Racial Innocence (BOOK REVIEW)



Racial Innocence
Performing American Childhood from Slavery to Civil Rights
by Robin Bernstein
New York University Press
Paperback, $24.00
320 pages, Illustrated
ISBN: 978-0-8147-8708-3

Book Review by Kam Williams

“Whiteness… derives power from its status as an unmarked category… [It] never has to acknowledge its role as an organizing principle in social and cultural relations. This silence about itself is… the primary prerogative of whiteness, at once its grand scheme and deep cover.
Childhood, I argue throughout this book, is a primary material in the historical construction of that cover. Childhood innocence—itself raced white—secured the unmarked status of whiteness, and the power derived from that status. ” 
-- Excerpted from the Introduction (page 7-8)
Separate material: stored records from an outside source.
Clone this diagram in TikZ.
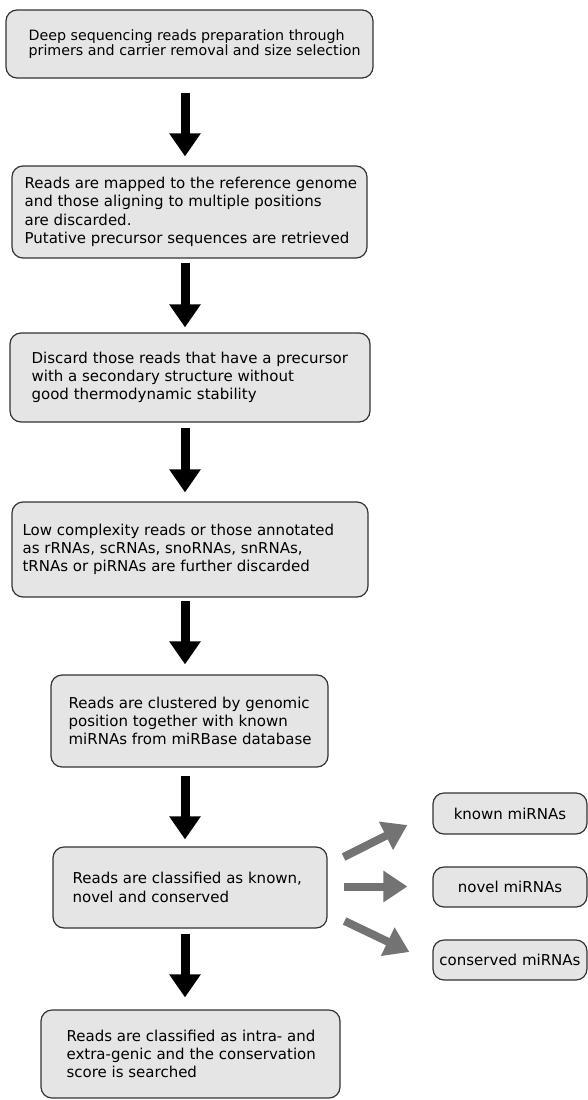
\documentclass[tikz,border=0pt]{standalone}
\usepackage{fontspec}
\setmainfont{DejaVu Sans}
\usetikzlibrary{arrows.meta}

\begin{document}
\begin{tikzpicture}[x=1pt,y=-1pt,
  stage/.style={draw=black!80, line width=1.2pt, fill=black!10, rounded corners=11pt, inner sep=0pt},
  txt/.style={anchor=west, align=left, inner sep=0pt, font=\fontsize{15}{18.3}\selectfont},
  down/.style={line width=9pt, -{Triangle[width=30pt,length=23pt]}},
  side/.style={black!55, line width=8pt, -{Triangle[width=30pt,length=24pt]}}]
\useasboundingbox (0,0) rectangle (588,1100);

% main column
\node[stage, minimum width=367pt, minimum height=68pt] (b1) at (189.5,44) {};
\node[stage, minimum width=355pt, minimum height=92pt] (b2) at (189.5,212) {};
\node[stage, minimum width=360pt, minimum height=89pt] (b3) at (190,377.5) {};
\node[stage, minimum width=356pt, minimum height=95pt] (b4) at (190,549.5) {};
\node[stage, minimum width=277pt, minimum height=92pt] (b5) at (189.5,721) {};
\node[stage, minimum width=274pt, minimum height=81pt] (b6) at (190,887.5) {};
\node[stage, minimum width=299pt, minimum height=88pt] (b7) at (190.5,1054) {};

\node[txt, font=\fontsize{14.25}{14.7}\selectfont] (t1) at ([xshift=23pt]b1.west)
  {Deep sequencing reads preparation through\\primers and carrier removal and size selection};
\node[txt] (t2) at ([xshift=13pt]b2.west)
  {Reads are mapped to the reference genome\\and those aligning to multiple positions\\are discarded.\\Putative precursor sequences are retrieved};
\node[txt] (t3) at ([xshift=22pt]b3.west)
  {Discard those reads that have a precursor\\with a secondary structure without\\good thermodynamic stability};
\node[txt] (t4) at ([xshift=11pt]b4.west)
  {Low complexity reads or those annotated\\as rRNAs, scRNAs, snoRNAs, snRNAs,\\tRNAs or piRNAs are further discarded};
\node[txt] (t5) at ([xshift=18pt]b5.west)
  {Reads are clustered by genomic\\position together with known\\miRNAs from miRBase database};
\node[txt] (t6) at ([xshift=20pt]b6.west)
  {Reads are classified as known,\\novel and conserved};
\node[txt] (t7) at ([xshift=26pt]b7.west)
  {Reads are classified as intra- and\\extra-genic and the conservation\\score is searched};

% classes
\node[stage, minimum width=154pt, minimum height=41pt, font=\fontsize{15}{18.3}\selectfont] (known) at (510,813.5) {known miRNAs};
\node[stage, minimum width=154pt, minimum height=40pt, font=\fontsize{15}{18.3}\selectfont] (novel) at (510,887) {novel miRNAs};
\node[stage, minimum width=154pt, minimum height=40pt, font=\fontsize{15}{18.3}\selectfont] (cons) at (510,960) {conserved miRNAs};

\coordinate (ax) at (185,0);
\draw[down, shorten <=14pt, shorten >=9pt] (b1.south -| ax) -- (b2.north -| ax);
\draw[down, shorten <=4pt, shorten >=5pt] (b2.south -| ax) -- (b3.north -| ax);
\draw[down, shorten <=5pt, shorten >=9pt] (b3.south -| ax) -- (b4.north -| ax);
\draw[down, shorten <=3pt, shorten >=10pt] (b4.south -| ax) -- (b5.north -| ax);
\draw[down, shorten <=8pt, shorten >=7pt] (b5.south -| ax) -- (b6.north -| ax);
\draw[down, shorten <=5pt, shorten >=12pt] (b6.south -| ax) -- (b7.north -| ax);

\draw[side] ([xshift=16pt,yshift=30.5pt]b6.east) -- ([xshift=-25pt,yshift=-11.5pt]known.west);
\draw[side] ([xshift=16pt,yshift=1pt]b6.east) -- ([xshift=-25pt,yshift=0.5pt]novel.west);
\draw[side] ([xshift=17pt,yshift=-33.5pt]b6.east) -- ([xshift=-23pt,yshift=8pt]cons.west);
\end{tikzpicture}
\end{document}
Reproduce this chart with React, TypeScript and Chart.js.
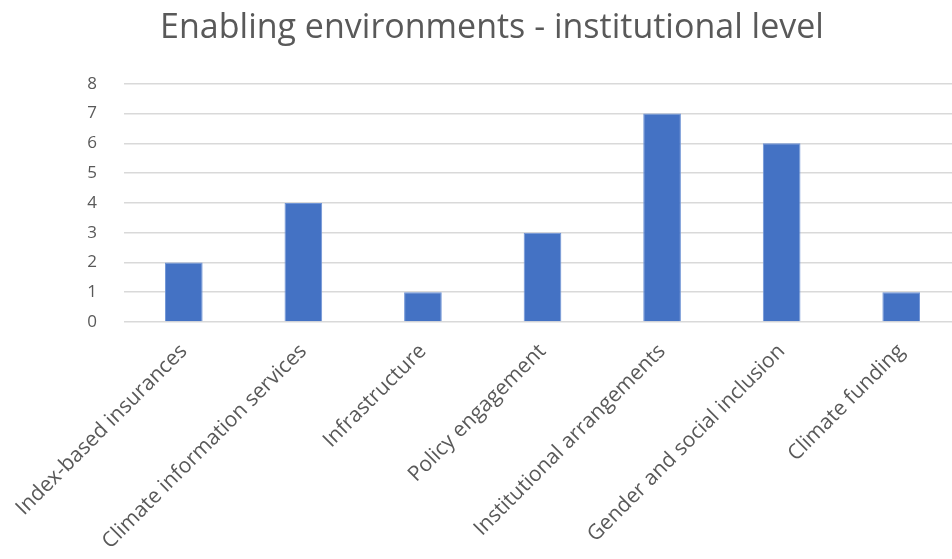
import React, { useEffect, useRef } from "react";
import { Chart, registerables } from "chart.js";

Chart.register(...registerables);

const titleText = "Enabling environments - institutional level";
const categories = [
  "Index-based insurances",
  "Climate information services",
  "Infrastructure",
  "Policy engagement",
  "Institutional arrangements",
  "Gender and social inclusion",
  "Climate funding",
];
const values = [2, 4, 1, 3, 7, 6, 1];
const yMin = 0;
const yMax = 8;
const yStep = 1;

const FONT = "'Open Sans', Lato, 'Liberation Sans', sans-serif";
const GRAY = "#595959";

export default function App() {
  const ref = useRef<HTMLCanvasElement | null>(null);

  useEffect(() => {
    if (!ref.current) return;
    const chart = new Chart(ref.current, {
      type: "bar",
      data: {
        labels: categories,
        datasets: [
          {
            data: values,
            backgroundColor: "#4472C4",
            borderColor: "#6f94d6",
            borderWidth: 1,
            barPercentage: 0.315,
            categoryPercentage: 1,
          },
        ],
      },
      options: {
        responsive: false,
        animation: false,
        layout: { padding: 0 },
        plugins: {
          legend: { display: false },
          tooltip: { enabled: false },
          title: {
            display: true,
            text: titleText,
            color: GRAY,
            font: { family: FONT, size: 34, weight: "normal" },
            padding: { top: 8, bottom: 35 },
          },
        },
        scales: {
          x: {
            grid: { display: false, drawTicks: false },
            border: { display: false },
            ticks: {
              color: GRAY,
              font: { family: FONT, size: 21 },
              maxRotation: 45,
              minRotation: 45,
              padding: 17,
              autoSkip: false,
            },
            afterFit: (scale: any) => {
              scale.height = 237;
              scale.paddingLeft = 0;
              scale.paddingRight = 23;
            },
          },
          y: {
            min: yMin,
            max: yMax,
            grid: { color: "#d9d9d9", lineWidth: 1.5, drawTicks: false },
            border: { display: false },
            ticks: {
              stepSize: yStep,
              color: GRAY,
              font: { family: FONT, size: 17 },
              padding: 27,
            },
            afterFit: (scale: any) => {
              scale.width = 124;
            },
          },
        },
      },
    });
    return () => chart.destroy();
  }, []);

  return (
    <div
      style={{
        position: "absolute",
        left: 0,
        top: 0,
        width: 952,
        height: 559,
        overflow: "hidden",
        background: "#fff",
      }}
    >
      <canvas ref={ref} width={984} height={559} style={{ display: "block" }} />
    </div>
  );
}
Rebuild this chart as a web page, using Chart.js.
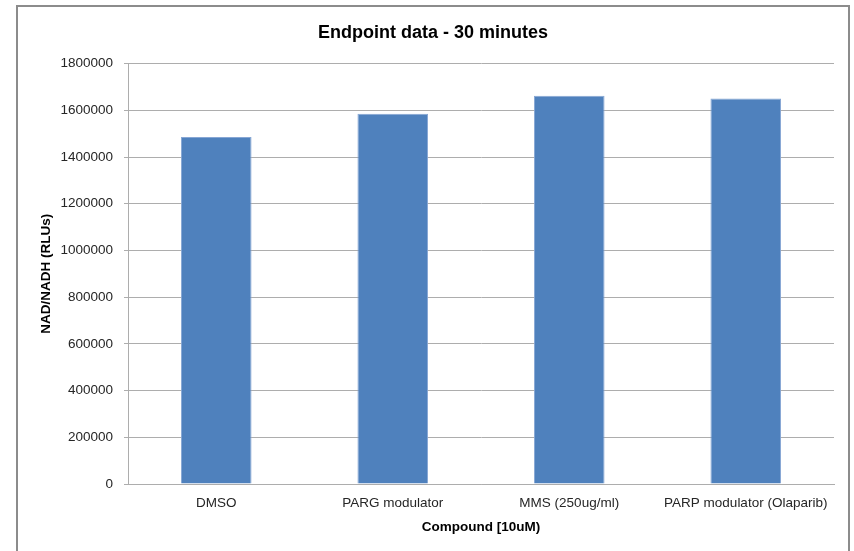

            Why is innocence automatically attributed to white children in the U.S. while black kids are just as easily presumed to be malevolent, almost as if good and evil are color-coded in each group’s DNA? That is the question explored by Robin Bernstein in Racial Innocence, an annotated, historical opus in search of an explanation for the lingering discrepancy.
            The author, a Professor of African-American and Women’s Studies at Harvard University, blames a deep-rooted racism which can be traced all the way back to slavery. She suggests that the divergent attitude about black and white youngsters has been codified by the culture as reflected in literature, art, music and minstrelsy.
            For example, in a discussion of Uncle Tom’s Cabin, published in 1852, she points out how the Caucasian heroine Eva was the “emblematic child-angel,” pale, pious and cloaked in innocence. By contrast, her black counterpart, Topsy, was portrayed as the polar opposite, as having been “hardened and made wicked” by slavery.
             Sadly, such characterizations survived into the 20th Century, as typified in film by the recently-deceased Shirley Temple, the bright-eyed, dimpled icon who often played the naive waif opposite relatively-worldly wise black children and adults alike, most notably, Bill “Bojangles” Robinson. In 2006, Dakota Fanning, the reigning blonde child actress, was asked to present Temple with a Lifetime Achievement Award as the screen legend’s heir apparent.
            It is important to note that Dakota carried a Shirley Temple doll she inherited onstage, stating, “My mom loved her, I love her, and I know someday, my daughter will, too.” The problem is that the effort to maintain the sentimental image of the chaste white child continues to come at the expense of black ones who end-up subtly portrayed as deserving of suspicion, marginalization, criminalization and second-class status.
            Telling traditional depictions of black and white tykes serving as chilling proof that the post-racial utopia is yet to be realized in American society.